Lincoln’s eloquence could not wash out the stain of Johnson’s rant. Many in the audience knew Johnson from his long public career. They knew he appreciated liquor. A Tennessee rival once recalled uncharitably that Johnson always “enjoyed the meanest whiskey hot from the still,…stuff which would vomit a gentleman.” A visitor to Johnson’s office in Tennessee had concluded that he “took more whisky than most gentlemen would have done, and I concluded that he took it pretty often.”

But Johnson had never been drunk on a public occasion, and certainly not on such an important one. A few days later, Lincoln offered the best defense he could to Hugh McCulloch, secretary of the treasury. “I have known Andy Johnson for many years,” the president said. “He made a bad slip the other day, but you need not be scared; Andy ain’t a drunkard.” More candid was the letter of a Michigan senator to his wife: “The Vice President Elect was too drunk to perform his duties & disgraced himself & the Senate by making a drunken foolish speech.”
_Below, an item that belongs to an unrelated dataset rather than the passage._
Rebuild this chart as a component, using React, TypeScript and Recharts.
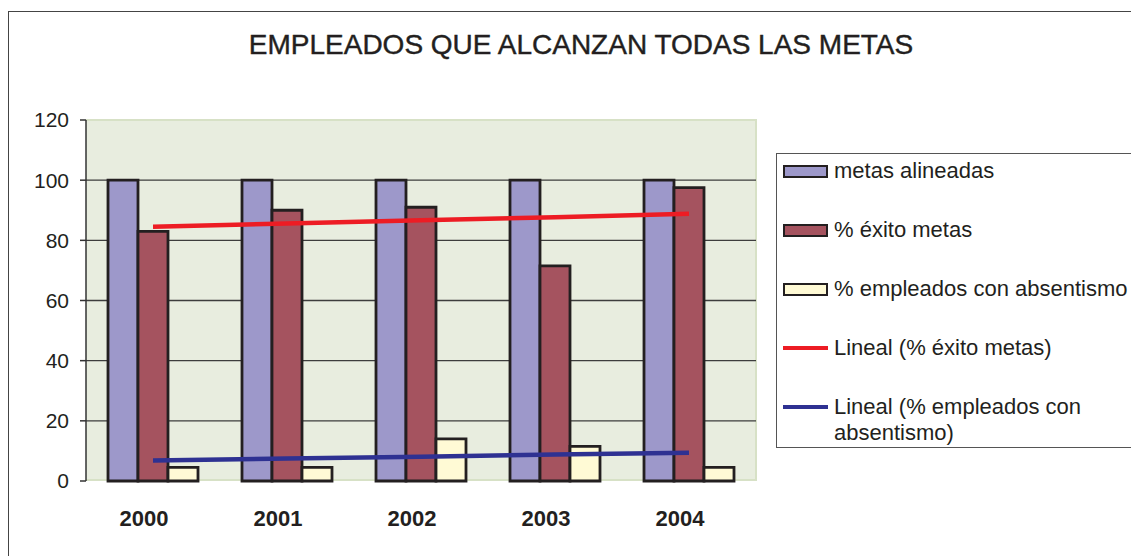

The verdict was universal. Johnson’s speech, which he wanted to be the effort of his life, had been a disaster. Treasury Secretary McCulloch thought the new vice president humiliated his friends. A future member of Johnson’s Cabinet wrote that the vice president “disgusted all decent people who heard him.” The appalling quality of his performance was captured by the correspondent from the
Times
of London, whose reporting was not inhibited by any feelings of national pride:

All eyes were turned to Mr. Johnson as he started, rather than rose, from his chair, and, with wild gesticulations and shrieks, strangely and weirdly intermingled with audible stage whispers, began [his] address…. [Johnson’s] behavior was that of an illiterate, vulgar, and drunken rowdy, and, could it have been displayed before any other legislative assembly in the world, would have led him to his arrest by the serjeant-at-arms…. Mr. Johnson was so proud of the dignity into which fate had thrust him that he boasted of it in the language of a clown and with the manners of a costermonger.